Beware the myth of genius. 

I’m sure it exists, but if it does, it’s the outlier and not the norm. 

If we look to those we admire and equate their accomplishments as feats of genius, it’s easy to get discouraged. After all, they must be a genius to have created such an elegant and moving work of art. The confidence they have in their craft must be something only reserved for those bestowed with the gift of genius.

I used to believe this myth. It made it surprisingly easy to justify playing small. If I’m not a genius, what chance do I stand at making an impact? Surely, I could never achieve the same level of mastery. 

Thankfully, the idea of genius is a bunch of bullocks.

We celebrate it in a higher proportion than what is reality. Sure, there are always going to be true geniuses in their field or craft but they are the exception. 

Instead, I’ve found a practice that’s accessible to all of us and helps us achieve more than we think is possible.  It’s simple but rare because it’s not easy. It requires commitment, which is no small feat in a world of ever expanding choices.

It’s consistency. 

Look at the people you admire. Examine their behavior.

If I were a betting man, I’d bet they decide to show up over and over again. They’ve made a discipline of sticking with their craft for the long haul. They have a desire to continue playing their game and finding ways to incrementally get better. They see failure not as something to embody, but rather an event to learn from on their journey. They don’t chase perfection or genius. They recognize the path is messy and hard but stick with it because not doing so is short-sighted.

Consistency is a long-game.

Success is a long-game. It compounds upon itself. But, there are no short-cuts. 

And it’s certainly not something reserved for the genius. 

The Secret of Running (And Anything that Matters)

I love to run.

Over the course of my life, I’ve completed 7 marathons and 4 half-marathons.

I also hate to run. 

I’ve been running long enough, logged enough miles to have learned the secret of running. 

Not every run will be perfect, I won’t always hit my splits or hit a PR. The runners high I desperately crave, won’t always come.

Some days my body just isn’t in the mood and a four mile run feels like a death march through the Gobi desert. So, I do the bare minimum on those days

Other days, without any warning, my body feels like a well-oiled, finely tuned machine and a four mile run becomes nine or ten miles. When things feel good, you take advantage of it. So, I push myself on those days.

This thing I love, that I’ve been doing for many years, doesn’t always come easy. Even with all the experience. Even with all the PRs. Even with all the races I completed. 

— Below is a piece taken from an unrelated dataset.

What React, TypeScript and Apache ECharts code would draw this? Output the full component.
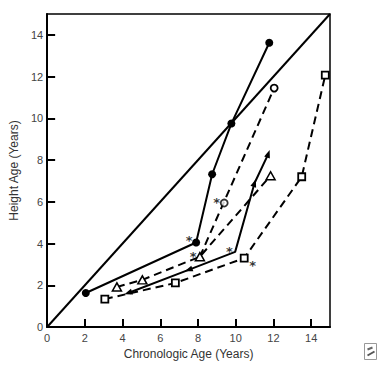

It’s those days that I hate running.

But, I still lace up my shoes and show up day after day. 

Especially, on the bad days. 

Because the secret is that for each bad day I have, I know I’m one step closer to the perfect run.

It will come. It always does. 

It may not be when I want it. But without the bad days, there are no good days. 

I have to trust the perfect run will come. 

And when it does (because it always does), it’s bliss.